Italian Renaissance Art style
This movement began in Italy in the 14th century and the term, literally meaning rebirth, describes the revival of interest in the artistic achievements of the Classical world. Initially in a literary revival Renaissance was determined to move away from the religion-dominated Middle Ages and to turn its attention to the plight of the individual man in society. It was a time when individual expression and worldly experience became two of the main themes of Renaissance art.
The movement owed a lot to the increasing sophistication of society, characterised by political stability, economic growth and cosmopolitanism. Education blossomed at this time, with libraries and academies allowing more thorough research to be conducted into the culture of the antique world.
In addition, the arts benefited from the patronage of such influential groups as the Medici family of Florence, the Sforza family of Milan and Popes Julius II and Leo X. The works of Petrarch first displayed the new interest in the intellectual values of the Classical world in the early 14th century and the romance of this era as rediscovered in the Renaissance period can be seen expressed by Boccaccio.
Leonardo da Vinci was the archetypal Renaissance man representing the humanistic values of the period in his art, science and writing.
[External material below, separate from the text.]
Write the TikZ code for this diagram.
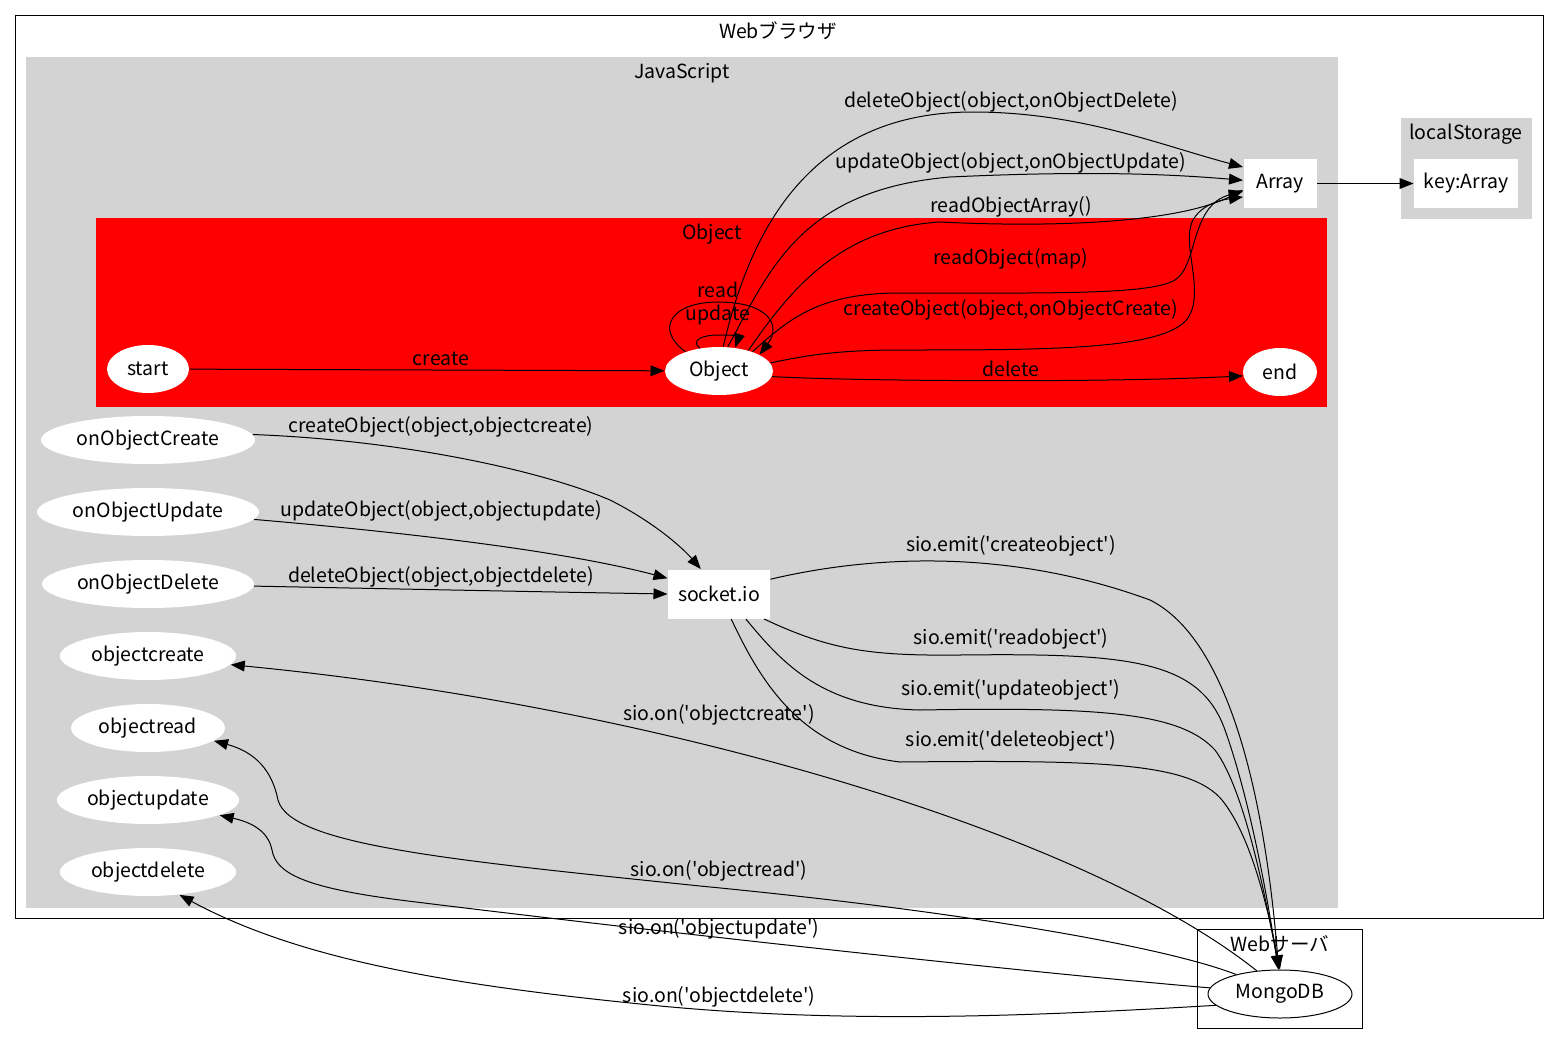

Michelangelo and Raphael were also vital figures in this movement, producing works regarded for centuries as embodying the classical notion of perfection. Renaissance architects included Alberti, Brunelleschi and Bramante.
Many of these artists came from Florence and it remained an important centre for the Renaissance into the 16th century eventually to be overtaken by Rome and Venice. Some of the ideas of the Italian Renaissance did spread to other parts of Europe, for example to the German artist Albrecht Dürer of the ‘Northern Renaissance’. But by the 1500s Mannerism had overtaken the Renaissance and it was this style that caught on in Europe.